___ EXTRACTED DATA ___

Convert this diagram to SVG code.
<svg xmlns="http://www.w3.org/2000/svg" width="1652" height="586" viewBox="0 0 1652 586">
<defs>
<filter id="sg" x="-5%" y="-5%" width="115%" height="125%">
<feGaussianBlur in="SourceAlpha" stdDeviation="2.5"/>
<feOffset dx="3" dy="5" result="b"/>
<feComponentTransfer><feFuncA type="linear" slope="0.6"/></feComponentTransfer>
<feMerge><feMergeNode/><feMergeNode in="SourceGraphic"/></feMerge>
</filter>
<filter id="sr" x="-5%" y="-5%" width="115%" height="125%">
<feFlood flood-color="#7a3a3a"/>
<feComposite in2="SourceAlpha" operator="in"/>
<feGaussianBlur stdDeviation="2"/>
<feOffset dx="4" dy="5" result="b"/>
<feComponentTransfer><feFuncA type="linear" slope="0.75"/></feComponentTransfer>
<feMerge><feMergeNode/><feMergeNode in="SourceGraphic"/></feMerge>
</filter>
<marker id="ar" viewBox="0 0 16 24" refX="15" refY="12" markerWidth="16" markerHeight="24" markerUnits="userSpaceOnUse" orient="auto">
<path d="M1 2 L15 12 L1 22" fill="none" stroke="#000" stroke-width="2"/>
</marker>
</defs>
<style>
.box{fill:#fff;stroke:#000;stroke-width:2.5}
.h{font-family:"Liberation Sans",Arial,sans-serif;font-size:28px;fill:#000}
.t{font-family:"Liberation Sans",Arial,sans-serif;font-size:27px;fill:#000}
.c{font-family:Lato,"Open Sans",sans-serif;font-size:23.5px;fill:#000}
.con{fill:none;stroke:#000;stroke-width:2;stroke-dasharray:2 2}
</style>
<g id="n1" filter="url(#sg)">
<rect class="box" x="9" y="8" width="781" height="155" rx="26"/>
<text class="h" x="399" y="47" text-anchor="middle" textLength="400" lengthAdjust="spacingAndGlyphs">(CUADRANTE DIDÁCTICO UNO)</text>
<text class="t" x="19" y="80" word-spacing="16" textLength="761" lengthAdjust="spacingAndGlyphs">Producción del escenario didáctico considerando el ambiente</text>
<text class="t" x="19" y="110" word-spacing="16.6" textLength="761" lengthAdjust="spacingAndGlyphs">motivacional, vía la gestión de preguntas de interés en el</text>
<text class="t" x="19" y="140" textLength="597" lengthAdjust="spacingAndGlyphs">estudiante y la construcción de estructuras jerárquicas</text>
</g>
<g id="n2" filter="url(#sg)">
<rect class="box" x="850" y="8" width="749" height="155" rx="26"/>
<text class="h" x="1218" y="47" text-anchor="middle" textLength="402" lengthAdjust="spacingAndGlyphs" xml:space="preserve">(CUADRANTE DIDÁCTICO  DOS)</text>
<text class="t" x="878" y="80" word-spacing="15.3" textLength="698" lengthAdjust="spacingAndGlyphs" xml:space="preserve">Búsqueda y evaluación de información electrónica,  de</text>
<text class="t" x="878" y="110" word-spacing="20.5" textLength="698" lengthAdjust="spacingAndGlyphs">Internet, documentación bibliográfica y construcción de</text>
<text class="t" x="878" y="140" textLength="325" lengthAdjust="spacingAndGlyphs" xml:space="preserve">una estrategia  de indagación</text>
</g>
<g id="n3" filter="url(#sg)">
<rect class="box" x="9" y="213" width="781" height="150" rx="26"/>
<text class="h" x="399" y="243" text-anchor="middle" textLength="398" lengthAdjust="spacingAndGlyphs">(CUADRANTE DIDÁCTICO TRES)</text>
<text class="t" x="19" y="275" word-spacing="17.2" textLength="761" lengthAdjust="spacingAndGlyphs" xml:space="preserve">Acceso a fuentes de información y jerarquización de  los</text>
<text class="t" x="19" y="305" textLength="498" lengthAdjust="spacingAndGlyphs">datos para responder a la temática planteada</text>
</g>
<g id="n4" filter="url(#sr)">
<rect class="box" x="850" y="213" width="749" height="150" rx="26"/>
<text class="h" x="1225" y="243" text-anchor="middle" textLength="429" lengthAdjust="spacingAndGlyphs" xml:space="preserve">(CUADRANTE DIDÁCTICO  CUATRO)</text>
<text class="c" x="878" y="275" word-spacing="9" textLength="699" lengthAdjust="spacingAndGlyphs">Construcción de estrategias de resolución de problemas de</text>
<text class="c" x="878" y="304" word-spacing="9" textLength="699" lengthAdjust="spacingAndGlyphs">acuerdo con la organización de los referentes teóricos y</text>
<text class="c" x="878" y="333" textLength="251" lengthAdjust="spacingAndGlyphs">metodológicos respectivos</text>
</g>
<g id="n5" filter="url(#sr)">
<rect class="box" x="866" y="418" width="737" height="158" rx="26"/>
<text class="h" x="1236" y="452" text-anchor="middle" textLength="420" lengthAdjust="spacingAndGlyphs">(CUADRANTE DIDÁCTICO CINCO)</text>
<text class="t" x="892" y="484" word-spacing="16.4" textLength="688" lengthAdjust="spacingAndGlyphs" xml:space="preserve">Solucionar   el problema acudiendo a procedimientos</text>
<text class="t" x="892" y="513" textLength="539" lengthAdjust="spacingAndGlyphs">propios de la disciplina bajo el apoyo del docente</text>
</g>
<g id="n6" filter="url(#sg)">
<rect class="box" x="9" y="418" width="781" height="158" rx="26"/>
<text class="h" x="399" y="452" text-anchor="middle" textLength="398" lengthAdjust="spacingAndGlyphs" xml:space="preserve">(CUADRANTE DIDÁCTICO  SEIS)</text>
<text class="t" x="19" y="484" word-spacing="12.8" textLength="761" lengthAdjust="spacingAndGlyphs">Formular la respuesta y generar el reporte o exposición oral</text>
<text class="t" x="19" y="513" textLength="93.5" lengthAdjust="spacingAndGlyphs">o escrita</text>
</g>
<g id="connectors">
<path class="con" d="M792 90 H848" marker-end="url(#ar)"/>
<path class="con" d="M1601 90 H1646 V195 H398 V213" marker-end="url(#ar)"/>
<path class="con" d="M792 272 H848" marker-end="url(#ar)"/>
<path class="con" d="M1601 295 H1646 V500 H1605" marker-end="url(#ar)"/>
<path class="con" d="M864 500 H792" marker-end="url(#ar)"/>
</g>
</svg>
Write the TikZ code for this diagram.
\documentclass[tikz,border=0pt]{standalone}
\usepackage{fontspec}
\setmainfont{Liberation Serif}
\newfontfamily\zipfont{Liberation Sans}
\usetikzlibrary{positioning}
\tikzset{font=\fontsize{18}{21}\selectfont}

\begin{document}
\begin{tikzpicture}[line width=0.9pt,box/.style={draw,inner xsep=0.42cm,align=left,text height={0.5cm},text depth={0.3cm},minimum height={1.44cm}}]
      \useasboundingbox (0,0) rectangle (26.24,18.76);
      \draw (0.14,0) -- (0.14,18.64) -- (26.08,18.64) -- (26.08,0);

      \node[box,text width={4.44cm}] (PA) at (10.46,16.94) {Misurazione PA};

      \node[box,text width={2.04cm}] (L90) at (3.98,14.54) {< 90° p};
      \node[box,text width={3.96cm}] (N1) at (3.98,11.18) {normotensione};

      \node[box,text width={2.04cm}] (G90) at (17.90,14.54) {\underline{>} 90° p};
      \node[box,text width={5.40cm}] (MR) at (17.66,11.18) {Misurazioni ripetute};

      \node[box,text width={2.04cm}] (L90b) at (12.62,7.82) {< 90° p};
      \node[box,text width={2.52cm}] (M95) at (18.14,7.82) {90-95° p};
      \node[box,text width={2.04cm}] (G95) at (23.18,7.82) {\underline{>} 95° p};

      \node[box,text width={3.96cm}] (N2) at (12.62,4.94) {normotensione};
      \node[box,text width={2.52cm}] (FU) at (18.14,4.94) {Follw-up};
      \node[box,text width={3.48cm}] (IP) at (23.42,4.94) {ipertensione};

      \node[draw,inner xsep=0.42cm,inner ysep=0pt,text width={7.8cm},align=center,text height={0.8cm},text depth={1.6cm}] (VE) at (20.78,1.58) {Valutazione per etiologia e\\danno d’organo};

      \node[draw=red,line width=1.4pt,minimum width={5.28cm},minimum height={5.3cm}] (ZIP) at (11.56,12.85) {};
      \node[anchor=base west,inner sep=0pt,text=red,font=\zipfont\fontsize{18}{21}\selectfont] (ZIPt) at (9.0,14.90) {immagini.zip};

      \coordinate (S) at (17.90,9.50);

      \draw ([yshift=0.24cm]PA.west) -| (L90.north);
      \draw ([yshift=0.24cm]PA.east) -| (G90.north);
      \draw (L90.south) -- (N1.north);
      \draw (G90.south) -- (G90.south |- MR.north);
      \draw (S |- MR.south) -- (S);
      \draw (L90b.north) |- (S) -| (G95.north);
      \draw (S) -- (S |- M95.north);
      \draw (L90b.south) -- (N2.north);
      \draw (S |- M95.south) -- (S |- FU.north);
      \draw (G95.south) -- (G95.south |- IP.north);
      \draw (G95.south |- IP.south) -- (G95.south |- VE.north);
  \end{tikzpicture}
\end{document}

___

== WHAT YOU SHOULD DO ==
From the records above, retype only the lines starting at the line that contains "Write the TikZ code for this diagram." and ending at the line that contains "(IP) at (23.42,4.94)", both included.

== WRITTEN SOLUTION ==
Write the TikZ code for this diagram.
\documentclass[tikz,border=0pt]{standalone}
\usepackage{fontspec}
\setmainfont{Liberation Serif}
\newfontfamily\zipfont{Liberation Sans}
\usetikzlibrary{positioning}
\tikzset{font=\fontsize{18}{21}\selectfont}

\begin{document}
\begin{tikzpicture}[line width=0.9pt,box/.style={draw,inner xsep=0.42cm,align=left,text height={0.5cm},text depth={0.3cm},minimum height={1.44cm}}]
      \useasboundingbox (0,0) rectangle (26.24,18.76);
      \draw (0.14,0) -- (0.14,18.64) -- (26.08,18.64) -- (26.08,0);

      \node[box,text width={4.44cm}] (PA) at (10.46,16.94) {Misurazione PA};

      \node[box,text width={2.04cm}] (L90) at (3.98,14.54) {< 90° p};
      \node[box,text width={3.96cm}] (N1) at (3.98,11.18) {normotensione};

      \node[box,text width={2.04cm}] (G90) at (17.90,14.54) {\underline{>} 90° p};
      \node[box,text width={5.40cm}] (MR) at (17.66,11.18) {Misurazioni ripetute};

      \node[box,text width={2.04cm}] (L90b) at (12.62,7.82) {< 90° p};
      \node[box,text width={2.52cm}] (M95) at (18.14,7.82) {90-95° p};
      \node[box,text width={2.04cm}] (G95) at (23.18,7.82) {\underline{>} 95° p};

      \node[box,text width={3.96cm}] (N2) at (12.62,4.94) {normotensione};
      \node[box,text width={2.52cm}] (FU) at (18.14,4.94) {Follw-up};
      \node[box,text width={3.48cm}] (IP) at (23.42,4.94) {ipertensione};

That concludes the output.